In April 2010, a new company was formed called Laurie Mansfield Associates, presenting a combination of both theatrical production and talent representation.

==Theatre producer==
In 1989, Mansfield co-produced Buddy: The Buddy Holly Story, which completed 13 years in London's West End, and was subsequently produced across the world.

He co-produced the Olivier Award-winning musical Jolson in London's West End then Toronto. Jolson has also toured in the United States and Australia. In 1999, Mansfield co-produced the Olivier Award-winning Defending the Caveman in London. In October 1999, he was the lead producer on Great Balls of Fire, the Jerry Lee Lewis story, at the Cambridge Theatre.

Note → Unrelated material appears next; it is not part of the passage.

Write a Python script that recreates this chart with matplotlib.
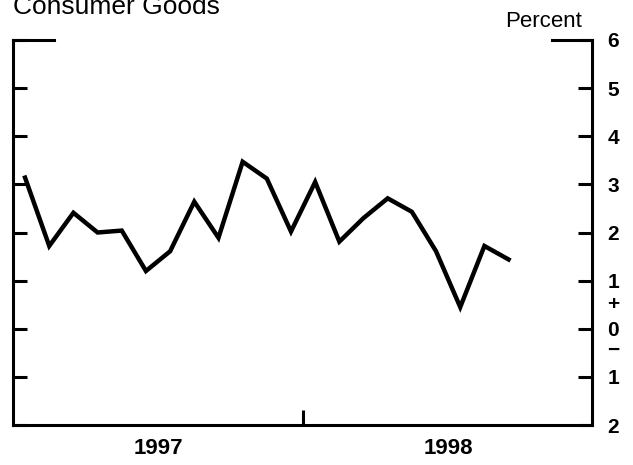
import numpy as np
import matplotlib
matplotlib.use('Agg')
import matplotlib.pyplot as plt

plt.rcParams['font.family'] = ['Liberation Sans', 'DejaVu Sans']

# Consumer goods, monthly percent change, Jan 1997 - Sep 1998
values = [3.14, 1.72, 2.41, 2.00, 2.04, 1.20, 1.61, 2.64, 1.89, 3.47, 3.12,
          2.02, 3.05, 1.81, 2.30, 2.71, 2.43, 1.61, 0.45, 1.72, 1.44]
y_ticks = [6, 5, 4, 3, 2, 1, 0, -1, -2]
y_labels = ['6', '5', '4', '3', '2', '1', '0', '1', '2']
years = ['1997', '1998']
year_centers = [5.5, 17.5]
year_break = 11.5

x = np.arange(len(values))

fig = plt.figure(figsize=(6.33, 4.65), dpi=100)
ax = fig.add_axes([0.0205, 0.086, 0.9147, 0.828])

ax.plot(x, values, color='black', lw=3.2, solid_joinstyle='miter')

ax.set_xlim(-0.5, 23.45)
ax.set_ylim(-2, 6)

for s in ['left', 'right', 'bottom']:
    ax.spines[s].set_linewidth(2.2)
ax.spines['top'].set_visible(False)
# broken top frame: short pieces at each corner
ax.plot([0, 0.071], [1, 1], transform=ax.transAxes, color='black', lw=2.2, clip_on=False,
        solid_capstyle='projecting')
ax.plot([0.931, 1], [1, 1], transform=ax.transAxes, color='black', lw=2.2, clip_on=False,
        solid_capstyle='projecting')

ax.set_yticks(y_ticks)
ax.set_yticklabels(y_labels)
ax.tick_params(axis='y', left=True, right=True, labelleft=False, labelright=True,
               direction='in', length=10, width=2.2, pad=11, labelsize=15)
for lab in ax.get_yticklabels():
    lab.set_fontweight('bold')
ytrans = ax.get_yaxis_transform()
ax.text(1.027, 0.5, '+', transform=ytrans, ha='left', va='center', fontsize=15,
        fontweight='bold')
ax.text(1.027, -0.45, '\u2212', transform=ytrans, ha='left', va='center', fontsize=15,
        fontweight='bold')

ax.set_xticks([year_break])
ax.set_xticklabels([''])
ax.set_xticks(year_centers, minor=True)
ax.set_xticklabels(years, minor=True, fontweight='bold')
ax.tick_params(axis='x', which='major', direction='in', length=11, width=2.2)
ax.tick_params(axis='x', which='minor', length=0, pad=9, labelsize=16)

fig.text(0.02, 0.97, 'Consumer Goods', fontsize=19, ha='left', va='baseline')
fig.text(0.92, 0.942, 'Percent', fontsize=16, ha='right', va='baseline')

fig.savefig('out.png', dpi=100)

In 2006, his first co-production with Bill Kenwright was the original tour of This Is Elvis. The pair went on to co-produce many successful touring musicals including West End hit Dreamboats and Petticoats and its sequel Dreamboats and Miniskirts; Save the Last Dance for Me; Laughter in the Rain: The Neil Sedaka Story; and Cilla The Musical, based on the early life of Cilla Black, written by the award-winning Jeff Pope.

==Charity work==
Mansfield is the Life President of the Royal Variety Charity (formerly the Entertainment Artistes' Benevolent Fund), which maintains the retirement home for entertainers, Brinsworth House in Twickenham. Through the RVC, he is closely involved with The Royal Variety Show, the proceeds of which support the charity's work. He is also President of the British Forces Foundation (founded by Jim Davidson), formed to promote and support the armed forces for charitable means by entertaining servicemen and women around the world.